No hay duda alguna de que en Venezuela estamos en presencia de un “terrorismo de Estado”, cuyas características exhibe el régimen de Nicolás Maduro a diestra y siniestra desde que asumió el poder hace casi cinco años. No vacila en ningún momento mostrar su pérfida maquinaria de terror mediante mecanismos represivos, tales como cárcel, exilio, persecución, prohibiciones, censura a los medios de comunicación, control mediático, centros clandestinos de detención, utilización de los llamados colectivos, que no son otra cosa que grupos armados a la orden del régimen, a los que convoca con inusitada frecuencia con el pretexto de defender la revolución socialista, marxista y mal llamada bolivariana, en su pretensión de deshumanizar al enemigo político, todo ello fuera del marco legal, mediante el ejercicio ilegal y anticonstitucional.

Lo ocurrido con el concejal Fernando Albán es una clara demostración de la pérfida conducta delictual de un régimen totalitario, divorciado del ejercicio democrático.
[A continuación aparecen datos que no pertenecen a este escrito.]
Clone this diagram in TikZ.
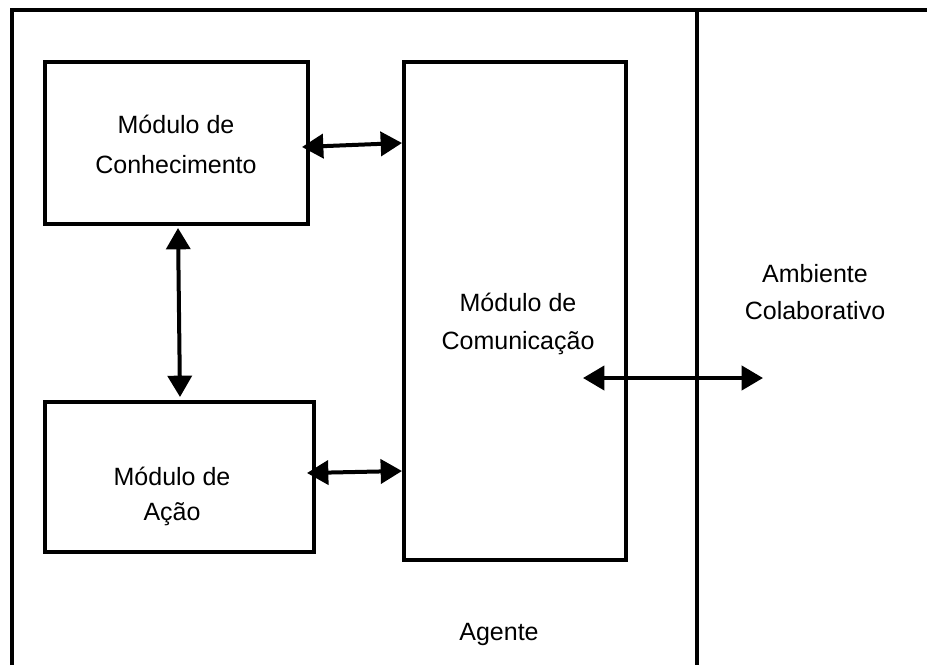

El deceso, que el régimen califica como un suicidio y la oposición como una homicidio a manos de agentes del Sebin, ha generado en organismos internacionales, como la ONU, Comunidad Europea y gobiernos de España, Argentina, Brasil, Colombia, Paraguay, Chile y Ecuador, un repudio generalizado y el más claro rechazo a las pretensiones del régimen madurista de imponerse por la fuerza. Ya Maduro y su claque de camaradas rojos rojitos se terminaron de quitar la careta, y ahora se juegan el todo por el todo, sin importarles en lo más mínimo las severas consecuencias que de sus acciones pudieran derivar, incluidas las sanciones a las que están expuestos en la Corte Penal Internacional, cuyos delitos jamás prescriben.